If Joint settles early, she has a match. If she starts by playing the occasion instead of the ball, the moment can move very fast.
Williams Returns to Singles With Questions of Her Own
For all the attention on Joint’s nerves, Williams has her own unknowns.
This will be her first singles match since the 2022 US Open. She has returned in doubles during the grass swing, but doubles does not answer everything. Singles asks for more movement, more recovery, more repeated defensive positions and more problem-solving over time.
The aura is still there. The serve is still there. The hands, timing and first-strike instinct do not simply vanish.
But match play matters. So does age. So does the long gap from singles competition.
That is what makes the match so hard to read.
Williams could walk onto court and immediately make the whole thing feel like a Serena occasion. She could also need time to find the rhythm of singles again. Joint’s job is to make sure that time is not comfortable.
The draw after this only adds to the intrigue. The winner faces either Alexandra Eala or Renata Zarazua, with the possibility of a later section involving names such as Iga Swiatek.

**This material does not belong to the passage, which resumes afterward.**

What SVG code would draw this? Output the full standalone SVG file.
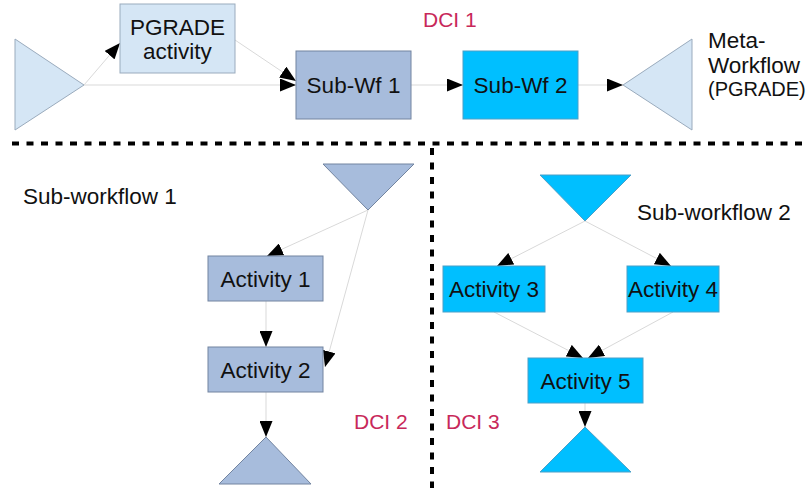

But that is for later.
For now, Serena’s return begins with Joint.
And Joint’s Wimbledon begins with the player she thought she would never face.
A Pinch-Me Moment, but Not a Free Hit
Joint called it a “pinch-me moment,” and it is.
“I’ll be excited to see what court we’re playing on, but I’m just so excited that this is happening,” she said.
That does not mean she is arriving merely to collect the memory.
The Australian needs a result.
Nobody will expect Joint to own the stage.
That may help her.
But there is a difference between enjoying the occasion and surviving it. Joint has to do both. She has to feel the thrill, then put it away. She has to understand the history, then return the serve. She has to play Serena Williams without letting Serena Williams become the whole match.
Kasatkina is right. It is impossible to predict.
But it is easy to understand why everyone will watch.